Your goal:
Scan the data below for the string "this". Copy every line where it appears.

Data for processing:
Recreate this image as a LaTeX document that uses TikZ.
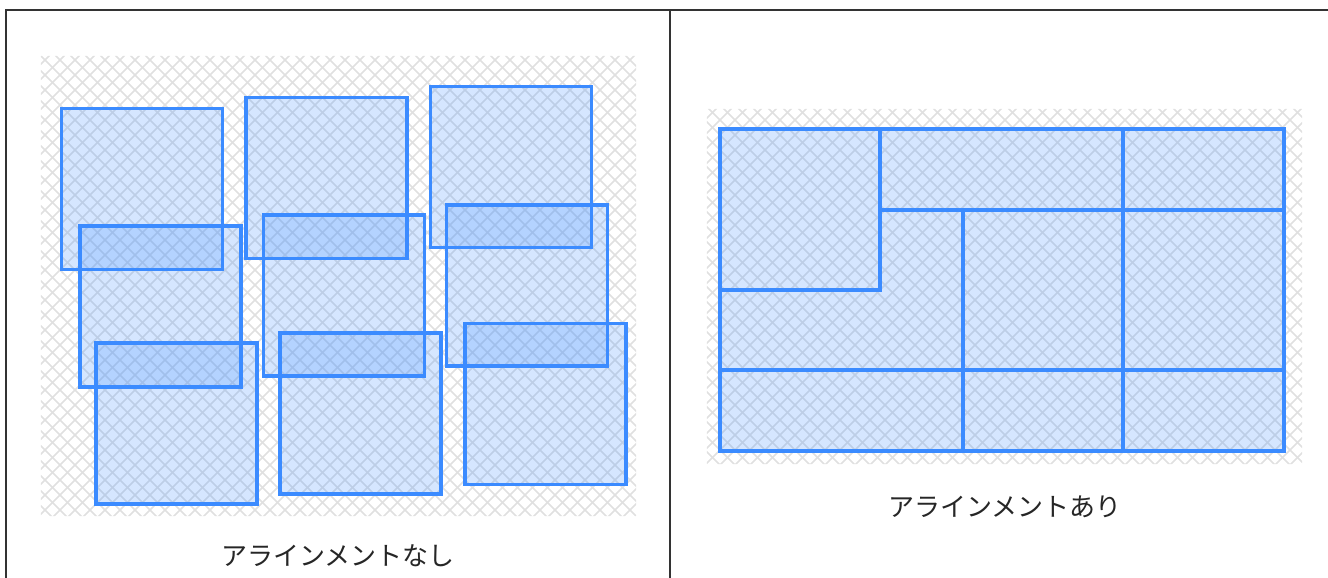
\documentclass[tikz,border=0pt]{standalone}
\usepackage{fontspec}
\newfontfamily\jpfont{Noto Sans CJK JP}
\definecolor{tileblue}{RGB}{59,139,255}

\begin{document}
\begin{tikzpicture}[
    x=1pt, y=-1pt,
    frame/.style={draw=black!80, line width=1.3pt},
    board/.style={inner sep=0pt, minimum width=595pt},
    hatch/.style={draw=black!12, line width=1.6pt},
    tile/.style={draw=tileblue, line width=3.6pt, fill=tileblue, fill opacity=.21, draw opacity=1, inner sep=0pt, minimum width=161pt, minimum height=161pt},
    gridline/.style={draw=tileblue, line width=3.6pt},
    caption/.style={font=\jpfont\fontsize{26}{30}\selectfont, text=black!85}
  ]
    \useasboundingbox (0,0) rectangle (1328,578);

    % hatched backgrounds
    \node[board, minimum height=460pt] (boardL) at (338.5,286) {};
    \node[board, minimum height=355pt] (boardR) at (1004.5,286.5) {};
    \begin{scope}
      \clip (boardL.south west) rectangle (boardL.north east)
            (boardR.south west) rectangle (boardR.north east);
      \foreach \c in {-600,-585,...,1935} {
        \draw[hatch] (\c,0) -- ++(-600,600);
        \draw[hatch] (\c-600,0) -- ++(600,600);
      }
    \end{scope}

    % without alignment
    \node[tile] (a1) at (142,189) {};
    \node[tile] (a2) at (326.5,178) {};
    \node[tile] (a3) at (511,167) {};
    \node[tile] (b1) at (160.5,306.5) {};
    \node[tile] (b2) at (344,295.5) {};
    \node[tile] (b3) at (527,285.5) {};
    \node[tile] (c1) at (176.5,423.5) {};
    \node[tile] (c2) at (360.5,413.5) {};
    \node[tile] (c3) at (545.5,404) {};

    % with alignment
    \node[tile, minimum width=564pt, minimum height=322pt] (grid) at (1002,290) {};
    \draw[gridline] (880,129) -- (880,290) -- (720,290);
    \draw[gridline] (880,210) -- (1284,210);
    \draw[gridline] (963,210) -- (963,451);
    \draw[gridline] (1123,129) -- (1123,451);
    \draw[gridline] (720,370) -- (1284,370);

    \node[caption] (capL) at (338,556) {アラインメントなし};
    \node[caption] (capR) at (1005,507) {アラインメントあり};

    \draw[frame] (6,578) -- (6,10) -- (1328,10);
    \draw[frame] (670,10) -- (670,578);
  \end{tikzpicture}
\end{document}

* * *

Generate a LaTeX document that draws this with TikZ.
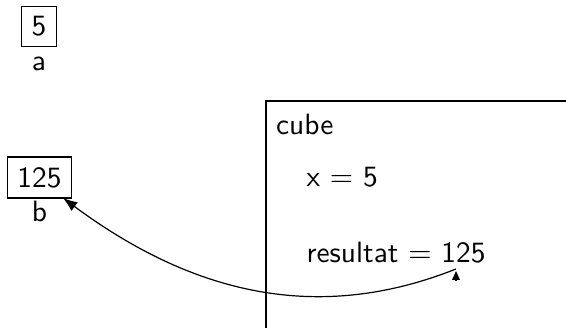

...

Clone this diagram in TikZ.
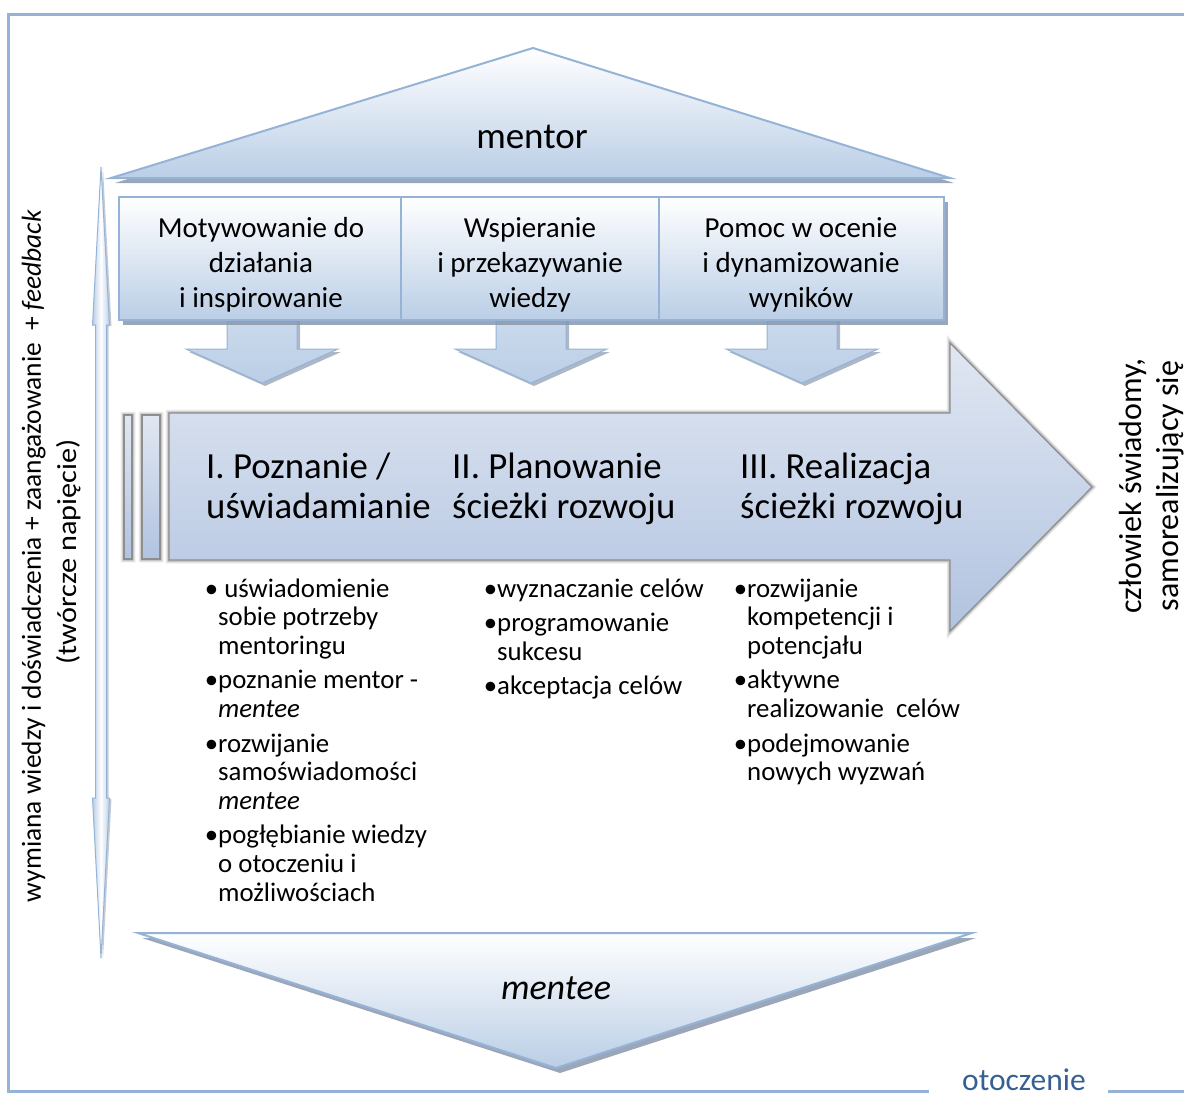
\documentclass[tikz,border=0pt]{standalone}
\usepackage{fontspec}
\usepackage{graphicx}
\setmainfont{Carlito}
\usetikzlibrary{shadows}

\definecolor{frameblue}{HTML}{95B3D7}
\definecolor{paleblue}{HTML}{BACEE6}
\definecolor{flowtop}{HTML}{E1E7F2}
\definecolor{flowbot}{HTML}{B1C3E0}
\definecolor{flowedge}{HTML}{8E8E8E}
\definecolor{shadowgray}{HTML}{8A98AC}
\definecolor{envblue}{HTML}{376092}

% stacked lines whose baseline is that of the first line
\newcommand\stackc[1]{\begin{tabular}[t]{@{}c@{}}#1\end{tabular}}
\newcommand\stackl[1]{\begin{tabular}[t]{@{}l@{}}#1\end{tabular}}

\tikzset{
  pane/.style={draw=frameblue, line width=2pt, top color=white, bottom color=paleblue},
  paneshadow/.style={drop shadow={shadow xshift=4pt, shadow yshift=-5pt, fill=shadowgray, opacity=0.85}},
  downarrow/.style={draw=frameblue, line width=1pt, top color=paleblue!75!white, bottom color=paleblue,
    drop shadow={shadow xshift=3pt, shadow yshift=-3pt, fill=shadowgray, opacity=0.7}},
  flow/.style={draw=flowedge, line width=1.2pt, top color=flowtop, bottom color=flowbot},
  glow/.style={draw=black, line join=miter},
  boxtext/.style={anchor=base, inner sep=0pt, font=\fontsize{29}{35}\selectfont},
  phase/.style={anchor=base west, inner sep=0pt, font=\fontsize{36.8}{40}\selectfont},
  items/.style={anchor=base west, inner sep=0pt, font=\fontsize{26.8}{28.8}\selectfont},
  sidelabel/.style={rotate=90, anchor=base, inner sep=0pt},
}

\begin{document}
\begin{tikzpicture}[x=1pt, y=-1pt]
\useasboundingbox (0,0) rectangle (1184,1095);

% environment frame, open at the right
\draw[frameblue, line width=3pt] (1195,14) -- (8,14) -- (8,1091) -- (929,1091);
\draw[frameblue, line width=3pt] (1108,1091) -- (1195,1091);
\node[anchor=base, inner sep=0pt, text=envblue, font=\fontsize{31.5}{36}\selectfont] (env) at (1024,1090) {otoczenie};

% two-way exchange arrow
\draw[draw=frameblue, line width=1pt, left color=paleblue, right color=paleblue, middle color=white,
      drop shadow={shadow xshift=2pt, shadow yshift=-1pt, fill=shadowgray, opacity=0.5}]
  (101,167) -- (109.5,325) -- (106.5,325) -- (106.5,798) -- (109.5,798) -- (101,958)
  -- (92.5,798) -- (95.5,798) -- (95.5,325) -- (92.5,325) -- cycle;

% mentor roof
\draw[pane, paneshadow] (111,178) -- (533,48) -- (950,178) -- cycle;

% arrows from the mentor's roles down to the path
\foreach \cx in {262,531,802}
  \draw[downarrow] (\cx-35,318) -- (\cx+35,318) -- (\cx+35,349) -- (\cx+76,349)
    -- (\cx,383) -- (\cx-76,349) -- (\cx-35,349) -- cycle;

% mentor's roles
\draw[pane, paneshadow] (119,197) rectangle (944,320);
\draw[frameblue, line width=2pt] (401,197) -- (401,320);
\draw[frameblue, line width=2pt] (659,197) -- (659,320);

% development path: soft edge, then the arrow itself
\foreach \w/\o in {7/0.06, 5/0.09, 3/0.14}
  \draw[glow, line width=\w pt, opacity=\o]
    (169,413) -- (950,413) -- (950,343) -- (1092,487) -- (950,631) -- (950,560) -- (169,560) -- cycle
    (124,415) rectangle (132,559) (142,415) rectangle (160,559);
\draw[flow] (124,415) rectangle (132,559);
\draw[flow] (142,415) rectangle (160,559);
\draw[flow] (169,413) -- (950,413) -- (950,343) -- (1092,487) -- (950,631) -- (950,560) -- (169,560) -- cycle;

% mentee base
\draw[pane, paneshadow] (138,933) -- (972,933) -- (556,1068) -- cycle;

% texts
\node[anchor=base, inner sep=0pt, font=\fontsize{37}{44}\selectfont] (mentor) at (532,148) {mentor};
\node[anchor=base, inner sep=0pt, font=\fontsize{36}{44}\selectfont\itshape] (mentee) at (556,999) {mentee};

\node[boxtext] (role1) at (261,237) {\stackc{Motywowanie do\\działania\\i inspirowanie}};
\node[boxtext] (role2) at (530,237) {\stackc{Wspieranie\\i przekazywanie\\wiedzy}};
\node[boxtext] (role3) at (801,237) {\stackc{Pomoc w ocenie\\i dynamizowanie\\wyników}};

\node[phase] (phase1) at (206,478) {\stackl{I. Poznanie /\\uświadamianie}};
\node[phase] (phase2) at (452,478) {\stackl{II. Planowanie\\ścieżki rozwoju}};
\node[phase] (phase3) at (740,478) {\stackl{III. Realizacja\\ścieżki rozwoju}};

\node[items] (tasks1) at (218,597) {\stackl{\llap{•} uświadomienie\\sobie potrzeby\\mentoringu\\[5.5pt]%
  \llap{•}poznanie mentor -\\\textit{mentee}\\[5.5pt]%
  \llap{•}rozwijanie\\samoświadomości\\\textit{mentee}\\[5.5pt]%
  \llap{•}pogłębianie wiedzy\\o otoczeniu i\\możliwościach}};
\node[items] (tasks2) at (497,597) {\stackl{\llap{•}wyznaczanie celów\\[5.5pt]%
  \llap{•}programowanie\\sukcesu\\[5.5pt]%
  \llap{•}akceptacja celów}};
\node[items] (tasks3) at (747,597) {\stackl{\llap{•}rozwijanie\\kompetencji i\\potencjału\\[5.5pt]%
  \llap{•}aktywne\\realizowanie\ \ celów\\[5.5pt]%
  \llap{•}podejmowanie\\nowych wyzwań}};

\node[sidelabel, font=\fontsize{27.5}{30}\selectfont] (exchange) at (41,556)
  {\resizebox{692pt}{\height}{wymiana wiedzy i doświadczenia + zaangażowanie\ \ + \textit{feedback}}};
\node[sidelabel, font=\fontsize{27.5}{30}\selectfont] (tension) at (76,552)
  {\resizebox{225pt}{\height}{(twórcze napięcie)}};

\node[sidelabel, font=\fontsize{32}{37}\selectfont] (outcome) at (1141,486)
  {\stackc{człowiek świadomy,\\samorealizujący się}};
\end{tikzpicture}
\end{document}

Result of the task:
Recreate this image as a LaTeX document that uses TikZ.
Generate a LaTeX document that draws this with TikZ.
Clone this diagram in TikZ.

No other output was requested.